ロンドン・オリンピック2012…… 無気力試合・卓球の日本チーム・柔道のジュリー
一 バドミントン選手の無気力試合による失格
7月31日ロンドン五輪のバドミントン女子ダブルスの予選リーグで、故意に負けたとして、準決勝進出を決めていた4組8人の選手を、世界バドミントン連盟(BWF)は失格処分にした。
玉木正之は、今のような試合方式、つまり予選リーグと決勝トーナメントの方式をするとしたときから、このようなことが起こることは予想しえた。つまり、試合方式が悪いと言っているようである。
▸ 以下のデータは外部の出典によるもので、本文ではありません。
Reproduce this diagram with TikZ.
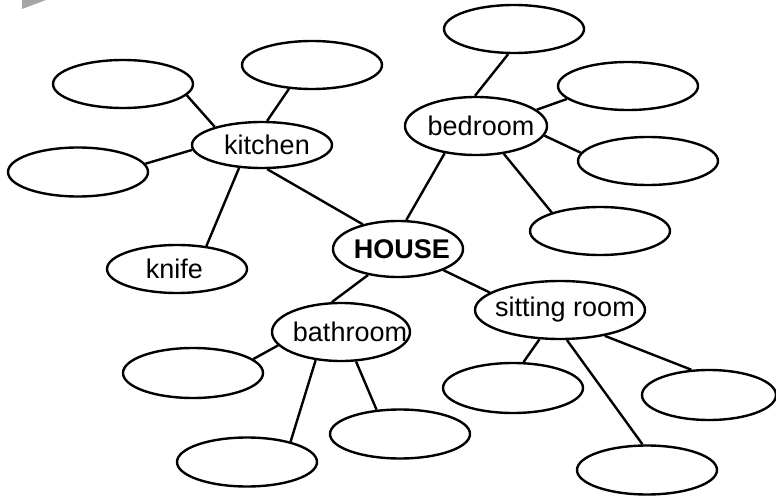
\documentclass[tikz,border=0pt]{standalone}
\usepackage{fontspec}
\setmainfont{Liberation Sans}
\usetikzlibrary{shapes.geometric}
\tikzset{
    bubble/.style={
        ellipse,
        draw,
        line width=2.4pt,
        inner sep=0pt,
        minimum width=#1,
        minimum height=48pt
    },
    bubble/.default=140pt,
    link/.style={line width=2.4pt},
    % word inside a bubble, kept out of the bubble size
    word/.style={font=\fontsize{27}{31}\selectfont}
}
% #1 = twice the shift of the word to the right
\newcommand{\inword}[2][0pt]{\hspace{#1}\makebox[0pt]{#2}}

\begin{document}
\begin{tikzpicture}[x=1pt, y=-1pt, word]
\useasboundingbox (0,0) rectangle (776,500);

% scan mark in the corner
\fill[gray!70] (22,0) -- (46,0) -- (22,9) -- cycle;

% the middle
\node[bubble=130pt, minimum height=56pt] (house) at (398,249) {\inword[8pt]{\textbf{HOUSE}}};

% rooms
\node[bubble=140pt, minimum height=46pt] (kitchen) at (262,145) {\inword[10pt]{kitchen}};
\node[bubble=142pt, minimum height=58pt] (bedroom) at (476,126) {\inword[10pt]{bedroom}};
\node[bubble=138pt, minimum height=58pt] (bathroom) at (341,332) {\inword[18pt]{bathroom}};
\node[bubble=170pt, minimum height=58pt] (sitting) at (560,310) {\inword[10pt]{sitting room}};

% kitchen things
\node[bubble] (kA) at (123,84) {};
\node[bubble] (kB) at (312,65) {};
\node[bubble, minimum height=49pt] (kC) at (78,172) {};
\node[bubble] (knife) at (177,269) {\inword[-5pt]{knife}};

% bedroom things
\node[bubble] (bA) at (514,29) {};
\node[bubble] (bB) at (628,86) {};
\node[bubble] (bC) at (648,161) {};
\node[bubble] (bD) at (600,231) {};

% bathroom things
\node[bubble, minimum height=50pt] (tA) at (193,373) {};
\node[bubble, minimum height=49pt] (tB) at (247,462) {};
\node[bubble, minimum height=49pt] (tC) at (400,434) {};

% sitting room things
\node[bubble, minimum height=50pt] (sA) at (513,388) {};
\node[bubble, minimum height=49pt] (sB) at (647,470) {};
\node[bubble=134pt, minimum height=50pt] (sC) at (709,395) {};

% links
\draw[link] (kitchen.159) -- (kA.-10);
\draw[link] (kitchen.78) -- (kB.-134);
\draw[link] (kitchen.184) -- (kC.7);
\draw[link] (kitchen.-135) -- (knife.38);
\draw[link] (kitchen.-78) -- (house.145);

\draw[link] (bedroom.221) -- (house.74);
\draw[link] (bedroom.92) -- (bA.-103);
\draw[link] (bedroom.15) -- (bB.192);
\draw[link] (bedroom.-8) -- (bC.173);
\draw[link] (bedroom.-45) -- (bD.159);

\draw[link] (house.-25) -- (sitting.166);
\draw[link] (house.221) -- (bathroom.107);

\draw[link] (bathroom.192) -- (tA.13);
\draw[link] (bathroom.228) -- (tB.25);
\draw[link] (bathroom.-63) -- (tC.134);

\draw[link] (sitting.235) -- (sA.68);
\draw[link] (sitting.-77) -- (sB.100);
\draw[link] (sitting.-30) -- (sC.125);
\end{tikzpicture}
\end{document}
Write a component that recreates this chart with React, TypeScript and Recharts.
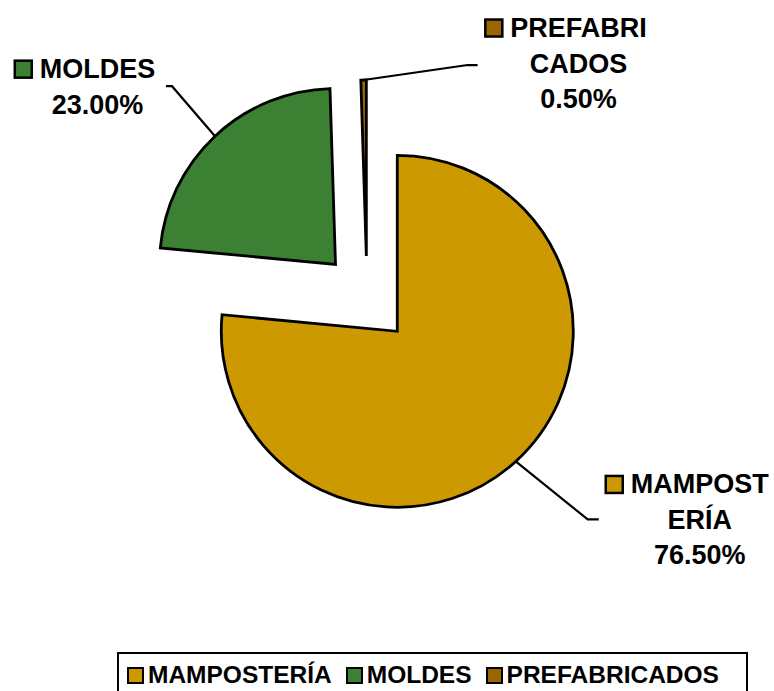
import { PieChart, Pie, Cell, Legend } from "recharts";

const categories = ["MAMPOSTERÍA", "MOLDES", "PREFABRICADOS"];
const shares = [76.5, 23.0, 0.5];
const colors = ["#CC9900", "#3B8033", "#996600"];
// where Excel wrapped each name inside its data label
const labelBreaks = [7, 6, 8];

const data = categories.map((name, i) => ({ name, value: shares[i] }));

const W = 774;
const H = 691;
const CX = 367;
const CY = 298;
const R = 176;
const explode = [45, 46, 42];
const RADIAN = Math.PI / 180;
const FONT = "Arial, 'Liberation Sans', sans-serif";
const LABEL_SIZE = 27;

// leader line + text placement for each slice label
const labelLayout = [
  { elbow: [72, 58], tail: 11, textX: 101, base: -26 },
  { elbow: [-43, -50], tail: -6, textX: -68.5, base: -8 },
  { elbow: [104, -15], tail: 10, textX: 101, base: -28 },
];

const total = shares.reduce((a, b) => a + b, 0);
const midAngles = shares.map((v, i) => {
  const before = shares.slice(0, i).reduce((a, b) => a + b, 0);
  return 90 - (360 * (before + v / 2)) / total;
});

let ctx: CanvasRenderingContext2D | null = null;
function measure(text: string) {
  if (!ctx) ctx = document.createElement("canvas").getContext("2d");
  if (!ctx) return text.length * LABEL_SIZE * 0.7;
  ctx.font = `bold ${LABEL_SIZE}px ${FONT}`;
  return ctx.measureText(text).width;
}

const renderLabel = (target: number) => (props: any) => {
  const { cx, cy, midAngle, outerRadius, percent, index, name } = props;
  if (index !== target) return <g />;
  const lay = labelLayout[target];
  const ax = cx + outerRadius * Math.cos(-midAngle * RADIAN);
  const ay = cy + outerRadius * Math.sin(-midAngle * RADIAN);
  const ex = ax + lay.elbow[0];
  const ey = ay + lay.elbow[1];
  const tx = ex + lay.tail;
  const X = tx + lay.textX;
  const base0 = ey + lay.base;
  const b = labelBreaks[target];
  const lines = [name.slice(0, b), name.slice(b), `${(percent * 100).toFixed(2)}%`].filter(
    (s: string) => s.length > 0
  );
  const w0 = measure(lines[0]);
  const keySize = 17;
  return (
    <g>
      <polyline
        points={`${ax},${ay} ${ex},${ey} ${tx},${ey}`}
        fill="none"
        stroke="#000"
        strokeWidth={2.2}
      />
      <rect
        x={X - w0 / 2 - 8 - keySize}
        y={base0 - keySize - 0.5}
        width={keySize}
        height={keySize}
        fill={colors[target]}
        stroke="#000"
        strokeWidth={2.5}
      />
      {lines.map((ln: string, i: number) => (
        <text
          key={i}
          x={X}
          y={base0 + i * 35.5}
          textAnchor="middle"
          fontFamily={FONT}
          fontWeight="bold"
          fontSize={LABEL_SIZE}
          fill="#000"
        >
          {ln}
        </text>
      ))}
    </g>
  );
};

function LegendBox() {
  return (
    <div
      style={{
        boxSizing: "border-box",
        border: "2px solid #000",
        width: "100%",
        height: "100%",
        display: "flex",
        alignItems: "flex-start",
        paddingLeft: 8,
        paddingTop: 6,
        fontFamily: FONT,
        fontWeight: "bold",
        fontSize: 24.5,
        color: "#000",
      }}
    >
      {categories.map((c, i) => (
        <div key={c} style={{ display: "flex", alignItems: "center", marginRight: 14 }}>
          <span
            style={{
              boxSizing: "border-box",
              display: "inline-block",
              width: 17,
              height: 17,
              background: colors[i],
              border: "2.5px solid #000",
              marginRight: 4,
            }}
          />
          <span style={{ lineHeight: "30px" }}>{c}</span>
        </div>
      ))}
    </div>
  );
}

export default function App() {
  return (
    <div style={{ position: "absolute", left: 0, top: 0, background: "#fff" }}>
      <PieChart width={W} height={H} margin={{ top: 0, right: 0, bottom: 0, left: 0 }}>
        {categories.map((_, k) => (
          <Pie
            key={k}
            data={data}
            dataKey="value"
            nameKey="name"
            cx={CX + explode[k] * Math.cos(midAngles[k] * RADIAN)}
            cy={CY - explode[k] * Math.sin(midAngles[k] * RADIAN)}
            outerRadius={R}
            startAngle={90}
            endAngle={-270}
            isAnimationActive={false}
            label={renderLabel(k)}
            labelLine={false}
          >
            {data.map((d, i) => (
              <Cell
                key={d.name}
                fill={i === k ? colors[i] : "none"}
                stroke={i === k ? "#000" : "none"}
                strokeWidth={2.8}
              />
            ))}
          </Pie>
        ))}
        <Legend
          content={() => <LegendBox />}
          wrapperStyle={{ left: 117, top: 652, width: 631, height: 60, bottom: "auto" }}
        />
      </PieChart>
    </div>
  );
}
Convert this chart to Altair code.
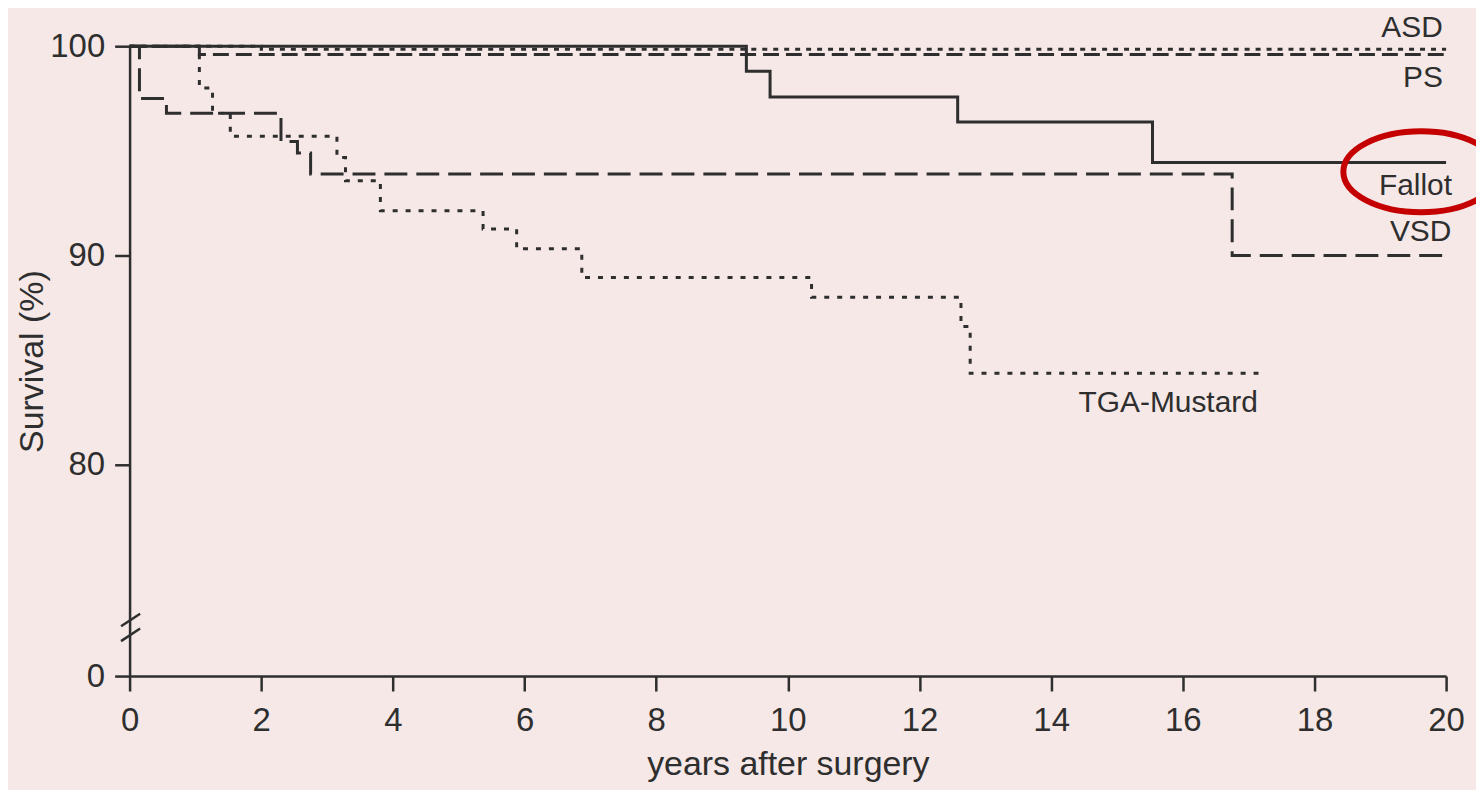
import altair as alt
import pandas as pd

# ---- data (years after surgery, survival %) ----
years_fallot = [0, 9.37, 9.73, 12.58, 15.54, 20.0]
surv_fallot = [100, 98.8, 97.57, 96.38, 94.44, 94.44]

years_asd = [0, 2.0, 20.0]
surv_asd = [100, 99.85, 99.85]

years_ps = [0, 1.06, 20.0]
surv_ps = [100, 99.6, 99.6]

years_vsd = [0, 0.15, 0.56, 2.30, 2.55, 2.75, 16.75, 20.0]
surv_vsd = [100, 97.5, 96.8, 95.45, 94.9, 93.89, 90.0, 90.0]

years_tga = [0, 1.06, 1.26, 1.53, 3.15, 3.28, 3.81, 5.37, 5.88, 6.87,
             10.36, 12.63, 12.77, 17.15]
surv_tga = [100, 98.0, 96.8, 95.7, 94.68, 93.57, 92.14, 91.27, 90.32,
            88.95, 88.0, 86.6, 84.37, 84.37]

series_names = ["Fallot", "ASD", "PS", "VSD", "TGA-Mustard"]

label_text = ["ASD", "PS", "Fallot", "VSD", "TGA-Mustard"]
label_x = [19.95, 19.95, 20.09, 20.08, 17.14]
label_y = [100.86, 98.48, 93.33, 91.1, 82.95]

x_ticks = [0, 2, 4, 6, 8, 10, 12, 14, 16, 18, 20]
y_ticks = [69.9, 80, 90, 100]          # bottom tick is the broken-axis "0"

highlight_x = [19.62]
highlight_y = [94.0]

break_x1 = [-0.13, -0.13]
break_x2 = [0.16, 0.16]
break_y1 = [72.28, 71.57]
break_y2 = [72.88, 72.17]

# ---- tables ----
rows = []
for name, xs, ys in [("Fallot", years_fallot, surv_fallot),
                     ("ASD", years_asd, surv_asd),
                     ("PS", years_ps, surv_ps),
                     ("VSD", years_vsd, surv_vsd),
                     ("TGA-Mustard", years_tga, surv_tga)]:
    for xv, yv in zip(xs, ys):
        rows.append({"series": name, "years": xv, "survival": yv})
curves = pd.DataFrame(rows)
labels = pd.DataFrame({"text": label_text, "years": label_x, "survival": label_y})
hl = pd.DataFrame({"years": highlight_x, "survival": highlight_y})
brk = pd.DataFrame({"x1": break_x1, "x2": break_x2, "y1": break_y1, "y2": break_y2})

INK = "#2e2e2e"
FONT = "Liberation Sans"

xscale = alt.Scale(domain=[0, 20], nice=False, zero=False)
yscale = alt.Scale(domain=[69.9, 100], nice=False, zero=False)

xaxis = alt.Axis(values=x_ticks, title="years after surgery", grid=False, format="d",
                 tickSize=15, tickWidth=2.5, tickColor=INK,
                 domainWidth=2.5, domainColor=INK,
                 labelFontSize=33, labelFont=FONT, labelColor=INK,
                 labelPadding=14, labelFlush=False,
                 titleFontSize=34, titleFont=FONT, titleColor=INK,
                 titleFontWeight="normal", titlePadding=10)
yaxis = alt.Axis(values=y_ticks, title="Survival (%)", grid=False,
                 labelExpr="datum.value < 70 ? '0' : datum.label",
                 tickSize=15, tickWidth=2.5, tickColor=INK,
                 domainWidth=2.5, domainColor=INK,
                 labelFontSize=33, labelFont=FONT, labelColor=INK,
                 labelPadding=10,
                 titleFontSize=34, titleFont=FONT, titleColor=INK,
                 titleFontWeight="normal", titlePadding=0)

lines = alt.Chart(curves).mark_line(interpolate="step-after", color=INK).encode(
    x=alt.X("years:Q", scale=xscale, axis=xaxis),
    y=alt.Y("survival:Q", scale=yscale, axis=yaxis),
    strokeDash=alt.StrokeDash("series:N", legend=None,
                              scale=alt.Scale(domain=series_names,
                                              range=[[1, 0], [5, 6], [16, 7], [23, 9], [5, 8]])),
    strokeWidth=alt.StrokeWidth("series:N", legend=None,
                                scale=alt.Scale(domain=series_names,
                                                range=[3, 3, 3.5, 3.5, 5])),
)

texts = alt.Chart(labels).mark_text(align="right", baseline="middle",
                                    font=FONT, fontSize=30, color=INK).encode(
    x=alt.X("years:Q", scale=xscale),
    y=alt.Y("survival:Q", scale=yscale),
    text="text:N",
)

ellipse_path = ("M -1 0 C -1 -0.287 -0.552 -0.52 0 -0.52 C 0.552 -0.52 1 -0.287 1 0 "
                "C 1 0.287 0.552 0.52 0 0.52 C -0.552 0.52 -1 0.287 -1 0 Z")
ring = alt.Chart(hl).mark_point(shape=ellipse_path, size=24336, filled=False,
                                 stroke="#c40000", strokeWidth=6, opacity=1).encode(
    x=alt.X("years:Q", scale=xscale),
    y=alt.Y("survival:Q", scale=yscale),
)

breaks = alt.Chart(brk).mark_rule(color=INK, strokeWidth=2.5).encode(
    x=alt.X("x1:Q", scale=xscale),
    x2="x2:Q",
    y=alt.Y("y1:Q", scale=yscale),
    y2="y2:Q",
)

chart = alt.layer(lines, breaks, texts, ring).properties(
    width=1321, height=632,
    autosize=alt.AutoSizeParams(type="none"),
    padding={"left": 122, "top": 37, "right": 30, "bottom": 113},
    background="#f5e8e7",
).configure_view(stroke=None)

chart.save("out.html", embed_options={"renderer": "svg", "actions": False})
この処分を疑問視する声は聞こえてこない。むしろ、日本の女子サッカーチームが、南アフリカに対して、途中から引き分け狙いになり、それが大久保監督の指示によるものであったことを、監督自身が言明したことが話題になっている。予選一位通過の場合の交戦相手や、長距離移動が必要になる試合会場のことを考えれば、引き分けにするのが、一番都合がよかったらしい。
しかし、そのために、勝たない試合、負ける試合というより、気の抜けたプレーをすることは疑問である。
サンデー・モーニングで、ジャマイカのウサイン・ボルトが、予選の最後などでながすのを、張本が「喝!」と叫んでいるのを笑止と思ってみていた。そういえば、張本が尊敬する長島茂雄は、どんな凡打にも、一塁を全力で駆け抜けていた。立教の無名の一年生が凡打で駆け抜けたのを覚えている人がいる。それが、通算8本塁打の新記録をつくった長島の神宮デビューだった。
イチローのそれぞれのプレーが感動を与えるが、長島茂雄がそれだった。晩年の長嶋茂雄は、やはり全力疾走だったが、もがいている印象もあった。しかし、それが感動的だった。息子の一茂と、父親の長島茂雄との一番異なる印象はそれだった。ねじめ正一が、神様と仰ぐ長島茂雄に、一茂に走れと言ってくれ、と言って苦笑させていた。
オリンピックは、祭典なのだ。みんな、そんなプレーやパフォーマンスを競いあったり、見たいのだ。800mでヒジャブをしたパレスチナの少女が、集団から大きく後れて、必死に走っていた。みんな拍手をした。拍手で自分の感動を表したかったのだろう。
日本の卓球チームが、決勝まで中国に会わないような組み合わせになるシードを獲得するために、石川佳純は、遠征を重ね、ランキング6位に躍進した。国別ランキングも躍進した。その結果、石川も各国の中国系選手やスタッフに研究されたが、それ以上に石川佳純の技術も精神もともに著しい成長をした。福原・平野も伸びしろをみせた。逆に大きな大会では伸びないと活躍できないのだろう。
それらの結果としての銀メダル、これは感動的だった。
二 柔道のジュリー
海老沼がジュリーの物言いで、判定が覆ったのはよいが、篠原が言うように、西山の一本が覆されたことに、ジュリーから何も出ないのは、ジュリーによる申し立ての基準がはっきりしないことによるらしい。
海老沼の場合、審判によれば、判断再考しろというのじゃなくて、変更しろという指示があったという。実際には、再考せよ、と変更せよの区別はないだろう。ジュリーがみていて、あきらかに逆だと思い、ビデオでチェック確認させられたら、仕方がないだろう。
新聞のコメントだから、どれほど伝えているか分からないが、結構、妥当なことを言っているといわれる山口香筑波大准教授の、このことに関する、ジュリーで変わるのだったら、審判は何だったのかということになる、というコメントは、よく分からない。つまり、審判が、それほど未熟だったということなのである。それほど、多くの誤審、一番有名なのは、シドニー100㌔超級決勝での篠原の一本が相手の有効になった大誤審である。コーチの斎藤が、試合途中でポイントの確認でもしておれば、とも思うが、それも出来なかった。
山口のコメントで変なのは、審判はどうなるのではなく、そのような誤審だらけの審判に委ねていたこと自体、ぞっとすることなのである。審判の技量があがれば、ジュリーも単なるチェッカーになるだろう。技を知らない審判の前で、技を行使することなどできないではないか。柔道の発達の使用がないではないか。その意味では、シドニーの誤魔化し裁定は禍根を残したと言わざるを得ない。
しかし、当分、ジュリーの制度の充実が先行せざるを得ない。山口香は、いろいろ発言しているようであるが、大相撲に少し近づいた程度である。柔道が柔道らしくなるためにも、審判の技量が必要であるし、審判の技量が、客観的にみれば、こんな状態だったのだということが暴露された画期的な大会であったということを山口はみないといけない。